Johnson, Matthew, and Alan Willsky. "Stochastic variational inference for Bayesian time series models." International Conference on Machine Learning. 2014.

The paper proposes an algorithm for variational Bayesian inference in continuous-time Markov jump processes. In particular, while other inference methods for these models make separate updates to the inferred transition matrix and the inferred trajectory and hence suffer from the strong coupling between the two, the proposed method aims to marginalize out the transition matrix and only update the trajectory (and a uniformizing variable).
The basic idea here seems like a good one, though there are some significant weaknesses to the current version of the paper. The updates to the inferred transition times (the variational factor q(T), which is a point estimate) are greedy and heuristic. The paper would be made stronger if these heuristic updates were studied more closely and in isolation. Can the procedure get stuck in poor local optima? Are there conditions under which it should work well, or tricks to its initialization? It would be informative to have more detailed experiments on this step alone, though Figure 6 is a start.
Using an unstructured variational factor on q(U|T) is also a weakness, and the update is very similar to Algorithm 1 of Wang and Blunsom (2013). As a result, I think the main algorithmic contribution is in the update to q(T), which could probably be improved.

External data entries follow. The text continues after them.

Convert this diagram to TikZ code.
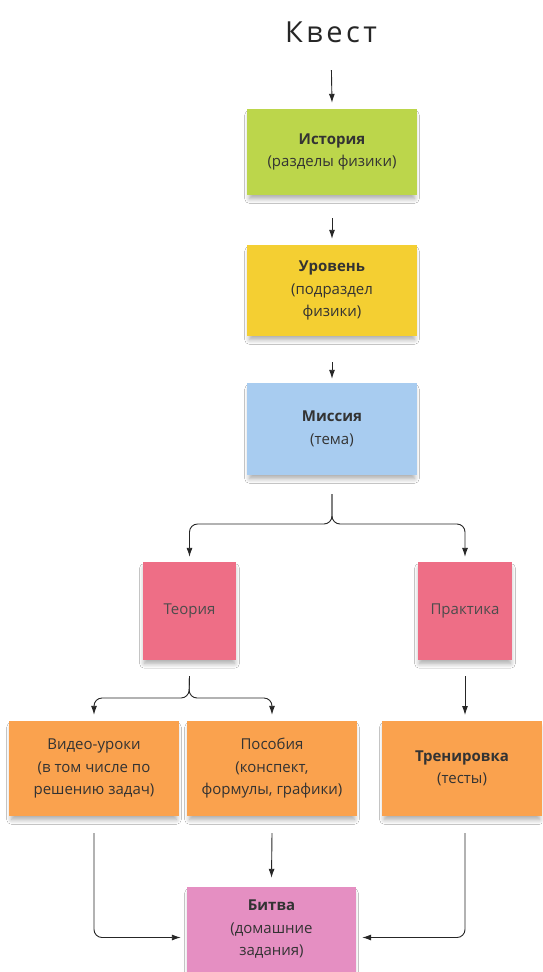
\documentclass[tikz,border=0pt]{standalone}
\usepackage{fontspec}
\setmainfont{Open Sans}
\usetikzlibrary{arrows.meta,positioning,shadows.blur}
\definecolor{qlime}{RGB}{188,214,75}
\definecolor{qyellow}{RGB}{244,207,50}
\definecolor{qblue}{RGB}{168,204,240}
\definecolor{qpink}{RGB}{238,110,134}
\definecolor{qorange}{RGB}{250,162,78}
\definecolor{qmagenta}{RGB}{229,143,194}
\begin{document}
\begin{tikzpicture}[x=1pt,y=-1pt,
  note/.style={inner sep=0pt,align=center,text=black!80,font=\fontsize{15}{22.5}\selectfont,
    blur shadow={shadow xshift=0pt,shadow yshift=-5pt,shadow scale=0.97,shadow opacity=35,shadow blur radius=5pt,shadow blur steps=8}},
  link/.style={-{Latex[length=9pt,width=6pt]},black!85,line width=0.9pt,rounded corners=8pt}
]
  \useasboundingbox[fill=white] (0,0) rectangle (542,972);
  % Title
  \node[font=\fontsize{29}{32}\selectfont\addfontfeatures{LetterSpace=12},text=black!85] (title) at (331,32) {Квест};
  % Main chain
  \node[note,fill=qlime,minimum width=170pt,minimum height=86pt] (ist) at (332,152) {\textbf{История}\\(разделы физики)};
  \node[note,fill=qyellow,minimum width=170pt,minimum height=91pt] (ur) at (332,290.5) {\textbf{Уровень}\\(подраздел\\физики)};
  \node[note,fill=qblue,minimum width=170pt,minimum height=92pt] (mis) at (332,429) {\textbf{Миссия}\\(тема)};
  % Branches
  \node[note,fill=qpink,minimum width=93pt,minimum height=98pt,text=black!70] (teo) at (189.5,611) {Теория};
  \node[note,fill=qpink,minimum width=94pt,minimum height=98pt,text=black!70] (pra) at (465,611) {Практика};
  % Materials
  \node[note,fill=qorange,minimum width=170pt,minimum height=95pt] (vid) at (94,768.5) {Видео-уроки\\(в том числе по\\решению задач)};
  \node[note,fill=qorange,minimum width=170pt,minimum height=95pt] (pos) at (272,768.5) {Пособия\\(конспект,\\формулы, графики)};
  \node[note,fill=qorange,minimum width=160pt,minimum height=95pt] (tre) at (462,768.5) {\textbf{Тренировка}\\(тесты)};
  % Final
  \node[note,fill=qmagenta,minimum width=169pt,minimum height=85pt] (bit) at (271.5,929.5) {\textbf{Битва}\\(домашние\\задания)};
  % Fork points
  \coordinate (fk1) at (332,524);
  \coordinate (fk2) at (189,698);
  \coordinate (trin) at (465,715);
  \coordinate (trout) at (465,833);
  % Edges
  \draw[link,shorten <=24pt] (title.south) -- ([yshift=6pt]ist.north);
  \draw[link] ([yshift=-23pt]ist.south) -- ([yshift=6pt]ur.north);
  \draw[link] ([yshift=-26pt]ur.south) -- ([yshift=4pt]mis.north);
  \draw[link] ([yshift=-19pt]mis.south) -- (fk1) -| ([yshift=5pt]teo.north);
  \draw[link] ([yshift=-19pt]mis.south) -- (fk1) -| ([yshift=5pt]pra.north);
  \draw[link] ([yshift=-16pt]teo.south) -- (fk2) -| ([yshift=6pt]vid.north);
  \draw[link] ([yshift=-16pt]teo.south) -- (fk2) -| ([yshift=6pt]pos.north);
  \draw[link] ([yshift=-16pt]pra.south) -- (trin);
  \draw[link] ([yshift=-17pt]vid.south) |- ([xshift=-6pt,yshift=-8pt]bit.west);
  \draw[link] ([yshift=-17pt]pos.south) -- ([yshift=9pt]bit.north);
  \draw[link] (trout) |- ([xshift=6pt,yshift=-8pt]bit.east);
\end{tikzpicture}
\end{document}
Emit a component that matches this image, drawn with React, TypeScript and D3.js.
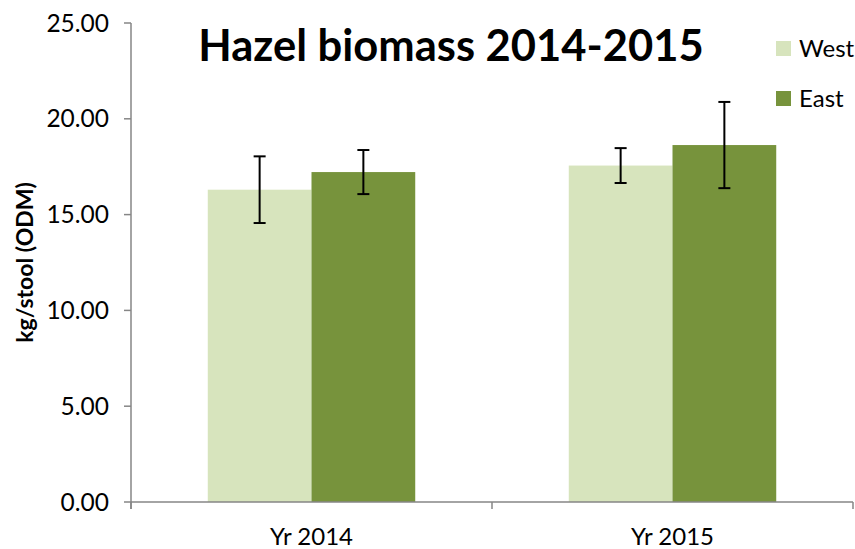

The plots look a bit rushed. Some text labels are hard to read and some legends are missing. Also, in several plots the MCMC method does not achieve the same error levels as the VB methods; this error gap is explained in terms of slow mixing (lines 268-271), but in that case it would be informative to run the MCMC methods for longer and see the gap close, or explain why that's not possible. In addition, some of the example trajectories look like toy problems.
Given the heuristic nature of the main algorithmic contribution and the weaknesses in the plots and experiments presented, I think this is a borderline paper.